# Provided material:
===============
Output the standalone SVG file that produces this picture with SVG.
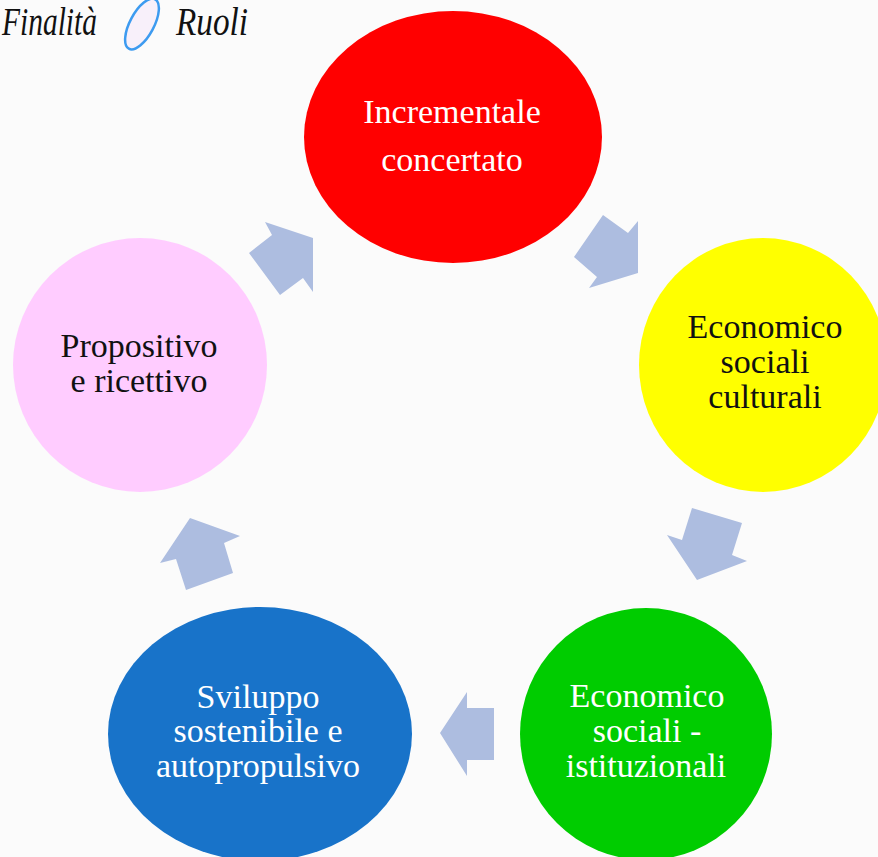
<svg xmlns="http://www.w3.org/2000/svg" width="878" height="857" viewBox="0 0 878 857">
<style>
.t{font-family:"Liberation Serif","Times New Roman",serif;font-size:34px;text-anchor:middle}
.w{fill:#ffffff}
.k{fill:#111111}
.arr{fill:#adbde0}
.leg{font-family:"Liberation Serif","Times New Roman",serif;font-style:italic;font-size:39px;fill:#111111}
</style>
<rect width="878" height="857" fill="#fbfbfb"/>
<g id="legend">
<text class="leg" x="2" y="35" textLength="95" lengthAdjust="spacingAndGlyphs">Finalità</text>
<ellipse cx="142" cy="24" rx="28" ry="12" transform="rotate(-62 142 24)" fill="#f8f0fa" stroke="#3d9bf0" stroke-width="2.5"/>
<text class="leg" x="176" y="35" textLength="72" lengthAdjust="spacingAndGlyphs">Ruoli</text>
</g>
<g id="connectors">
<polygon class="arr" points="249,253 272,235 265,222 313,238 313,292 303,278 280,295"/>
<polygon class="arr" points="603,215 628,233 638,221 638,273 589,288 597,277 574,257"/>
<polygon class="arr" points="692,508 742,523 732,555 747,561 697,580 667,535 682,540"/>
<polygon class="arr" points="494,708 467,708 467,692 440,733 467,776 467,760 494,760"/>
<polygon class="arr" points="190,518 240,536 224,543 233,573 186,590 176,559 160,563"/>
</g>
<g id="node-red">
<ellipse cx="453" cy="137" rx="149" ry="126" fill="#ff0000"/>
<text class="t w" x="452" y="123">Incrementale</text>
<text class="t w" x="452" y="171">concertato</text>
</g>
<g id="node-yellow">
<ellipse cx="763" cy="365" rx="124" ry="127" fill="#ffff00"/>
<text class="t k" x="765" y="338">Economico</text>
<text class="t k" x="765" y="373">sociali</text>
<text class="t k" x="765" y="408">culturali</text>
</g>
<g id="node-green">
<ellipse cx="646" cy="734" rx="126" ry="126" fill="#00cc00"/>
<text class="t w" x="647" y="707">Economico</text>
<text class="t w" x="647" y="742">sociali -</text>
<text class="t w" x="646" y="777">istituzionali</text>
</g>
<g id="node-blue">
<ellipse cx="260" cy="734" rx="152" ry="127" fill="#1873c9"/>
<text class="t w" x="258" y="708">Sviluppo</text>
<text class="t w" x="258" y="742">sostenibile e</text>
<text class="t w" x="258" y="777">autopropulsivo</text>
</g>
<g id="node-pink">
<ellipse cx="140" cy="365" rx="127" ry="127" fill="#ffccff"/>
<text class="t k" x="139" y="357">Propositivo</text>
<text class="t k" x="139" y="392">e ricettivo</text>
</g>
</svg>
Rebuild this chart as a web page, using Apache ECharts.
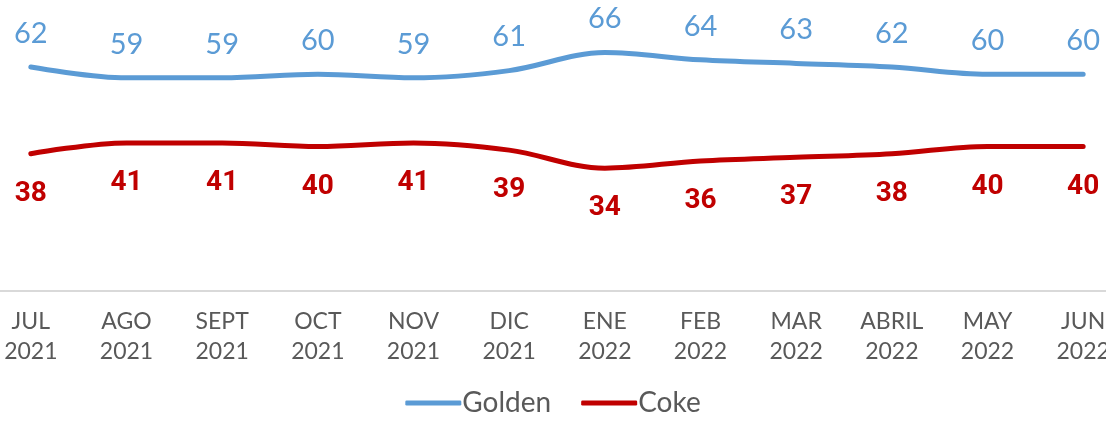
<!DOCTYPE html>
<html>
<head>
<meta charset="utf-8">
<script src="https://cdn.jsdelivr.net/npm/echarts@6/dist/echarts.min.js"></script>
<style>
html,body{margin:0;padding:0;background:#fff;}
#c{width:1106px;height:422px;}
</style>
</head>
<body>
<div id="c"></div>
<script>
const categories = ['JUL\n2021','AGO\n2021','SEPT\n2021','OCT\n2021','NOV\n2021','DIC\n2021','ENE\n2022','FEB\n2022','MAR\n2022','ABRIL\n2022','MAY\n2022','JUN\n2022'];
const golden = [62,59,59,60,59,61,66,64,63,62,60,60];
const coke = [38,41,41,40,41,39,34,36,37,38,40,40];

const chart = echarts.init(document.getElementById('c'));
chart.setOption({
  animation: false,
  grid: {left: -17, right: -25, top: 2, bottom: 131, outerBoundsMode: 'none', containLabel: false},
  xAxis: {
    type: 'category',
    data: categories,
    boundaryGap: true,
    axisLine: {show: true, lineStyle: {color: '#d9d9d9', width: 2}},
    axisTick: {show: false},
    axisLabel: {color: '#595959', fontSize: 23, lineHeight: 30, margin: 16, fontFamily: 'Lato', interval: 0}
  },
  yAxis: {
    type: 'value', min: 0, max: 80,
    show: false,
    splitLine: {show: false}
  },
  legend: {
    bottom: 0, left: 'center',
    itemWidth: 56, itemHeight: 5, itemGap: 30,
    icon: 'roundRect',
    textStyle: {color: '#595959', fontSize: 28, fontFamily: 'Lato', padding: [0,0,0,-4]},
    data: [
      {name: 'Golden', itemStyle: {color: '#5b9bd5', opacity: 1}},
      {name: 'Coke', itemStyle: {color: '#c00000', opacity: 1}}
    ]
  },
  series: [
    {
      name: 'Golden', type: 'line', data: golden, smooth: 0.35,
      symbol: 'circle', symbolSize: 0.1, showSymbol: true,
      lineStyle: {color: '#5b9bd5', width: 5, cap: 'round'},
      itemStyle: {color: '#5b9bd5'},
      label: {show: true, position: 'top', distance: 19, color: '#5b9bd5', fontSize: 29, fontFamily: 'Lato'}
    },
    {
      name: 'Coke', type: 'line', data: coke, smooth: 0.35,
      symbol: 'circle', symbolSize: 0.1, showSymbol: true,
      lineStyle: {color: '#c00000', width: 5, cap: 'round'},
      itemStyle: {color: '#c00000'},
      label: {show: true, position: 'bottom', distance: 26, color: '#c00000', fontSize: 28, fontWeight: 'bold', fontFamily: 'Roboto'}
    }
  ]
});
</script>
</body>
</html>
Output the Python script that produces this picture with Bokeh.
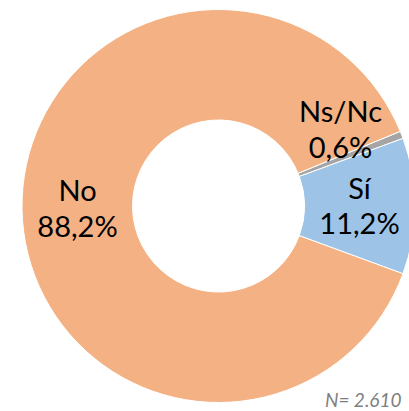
===============
# What needs to be done:
Copy the listing exactly. Any image in it stays out of the copy.

# Reply:
Output the standalone SVG file that produces this picture with SVG.
<svg xmlns="http://www.w3.org/2000/svg" width="878" height="857" viewBox="0 0 878 857">
<style>
.t{font-family:"Liberation Serif","Times New Roman",serif;font-size:34px;text-anchor:middle}
.w{fill:#ffffff}
.k{fill:#111111}
.arr{fill:#adbde0}
.leg{font-family:"Liberation Serif","Times New Roman",serif;font-style:italic;font-size:39px;fill:#111111}
</style>
<rect width="878" height="857" fill="#fbfbfb"/>
<g id="legend">
<text class="leg" x="2" y="35" textLength="95" lengthAdjust="spacingAndGlyphs">Finalità</text>
<ellipse cx="142" cy="24" rx="28" ry="12" transform="rotate(-62 142 24)" fill="#f8f0fa" stroke="#3d9bf0" stroke-width="2.5"/>
<text class="leg" x="176" y="35" textLength="72" lengthAdjust="spacingAndGlyphs">Ruoli</text>
</g>
<g id="connectors">
<polygon class="arr" points="249,253 272,235 265,222 313,238 313,292 303,278 280,295"/>
<polygon class="arr" points="603,215 628,233 638,221 638,273 589,288 597,277 574,257"/>
<polygon class="arr" points="692,508 742,523 732,555 747,561 697,580 667,535 682,540"/>
<polygon class="arr" points="494,708 467,708 467,692 440,733 467,776 467,760 494,760"/>
<polygon class="arr" points="190,518 240,536 224,543 233,573 186,590 176,559 160,563"/>
</g>
<g id="node-red">
<ellipse cx="453" cy="137" rx="149" ry="126" fill="#ff0000"/>
<text class="t w" x="452" y="123">Incrementale</text>
<text class="t w" x="452" y="171">concertato</text>
</g>
<g id="node-yellow">
<ellipse cx="763" cy="365" rx="124" ry="127" fill="#ffff00"/>
<text class="t k" x="765" y="338">Economico</text>
<text class="t k" x="765" y="373">sociali</text>
<text class="t k" x="765" y="408">culturali</text>
</g>
<g id="node-green">
<ellipse cx="646" cy="734" rx="126" ry="126" fill="#00cc00"/>
<text class="t w" x="647" y="707">Economico</text>
<text class="t w" x="647" y="742">sociali -</text>
<text class="t w" x="646" y="777">istituzionali</text>
</g>
<g id="node-blue">
<ellipse cx="260" cy="734" rx="152" ry="127" fill="#1873c9"/>
<text class="t w" x="258" y="708">Sviluppo</text>
<text class="t w" x="258" y="742">sostenibile e</text>
<text class="t w" x="258" y="777">autopropulsivo</text>
</g>
<g id="node-pink">
<ellipse cx="140" cy="365" rx="127" ry="127" fill="#ffccff"/>
<text class="t k" x="139" y="357">Propositivo</text>
<text class="t k" x="139" y="392">e ricettivo</text>
</g>
</svg>
Rebuild this chart as a web page, using Apache ECharts.
<!DOCTYPE html>
<html>
<head>
<meta charset="utf-8">
<script src="https://cdn.jsdelivr.net/npm/echarts@6/dist/echarts.min.js"></script>
<style>
html,body{margin:0;padding:0;background:#fff;}
#c{width:1106px;height:422px;}
</style>
</head>
<body>
<div id="c"></div>
<script>
const categories = ['JUL\n2021','AGO\n2021','SEPT\n2021','OCT\n2021','NOV\n2021','DIC\n2021','ENE\n2022','FEB\n2022','MAR\n2022','ABRIL\n2022','MAY\n2022','JUN\n2022'];
const golden = [62,59,59,60,59,61,66,64,63,62,60,60];
const coke = [38,41,41,40,41,39,34,36,37,38,40,40];

const chart = echarts.init(document.getElementById('c'));
chart.setOption({
  animation: false,
  grid: {left: -17, right: -25, top: 2, bottom: 131, outerBoundsMode: 'none', containLabel: false},
  xAxis: {
    type: 'category',
    data: categories,
    boundaryGap: true,
    axisLine: {show: true, lineStyle: {color: '#d9d9d9', width: 2}},
    axisTick: {show: false},
    axisLabel: {color: '#595959', fontSize: 23, lineHeight: 30, margin: 16, fontFamily: 'Lato', interval: 0}
  },
  yAxis: {
    type: 'value', min: 0, max: 80,
    show: false,
    splitLine: {show: false}
  },
  legend: {
    bottom: 0, left: 'center',
    itemWidth: 56, itemHeight: 5, itemGap: 30,
    icon: 'roundRect',
    textStyle: {color: '#595959', fontSize: 28, fontFamily: 'Lato', padding: [0,0,0,-4]},
    data: [
      {name: 'Golden', itemStyle: {color: '#5b9bd5', opacity: 1}},
      {name: 'Coke', itemStyle: {color: '#c00000', opacity: 1}}
    ]
  },
  series: [
    {
      name: 'Golden', type: 'line', data: golden, smooth: 0.35,
      symbol: 'circle', symbolSize: 0.1, showSymbol: true,
      lineStyle: {color: '#5b9bd5', width: 5, cap: 'round'},
      itemStyle: {color: '#5b9bd5'},
      label: {show: true, position: 'top', distance: 19, color: '#5b9bd5', fontSize: 29, fontFamily: 'Lato'}
    },
    {
      name: 'Coke', type: 'line', data: coke, smooth: 0.35,
      symbol: 'circle', symbolSize: 0.1, showSymbol: true,
      lineStyle: {color: '#c00000', width: 5, cap: 'round'},
      itemStyle: {color: '#c00000'},
      label: {show: true, position: 'bottom', distance: 26, color: '#c00000', fontSize: 28, fontWeight: 'bold', fontFamily: 'Roboto'}
    }
  ]
});
</script>
</body>
</html>
Output the Python script that produces this picture with Bokeh.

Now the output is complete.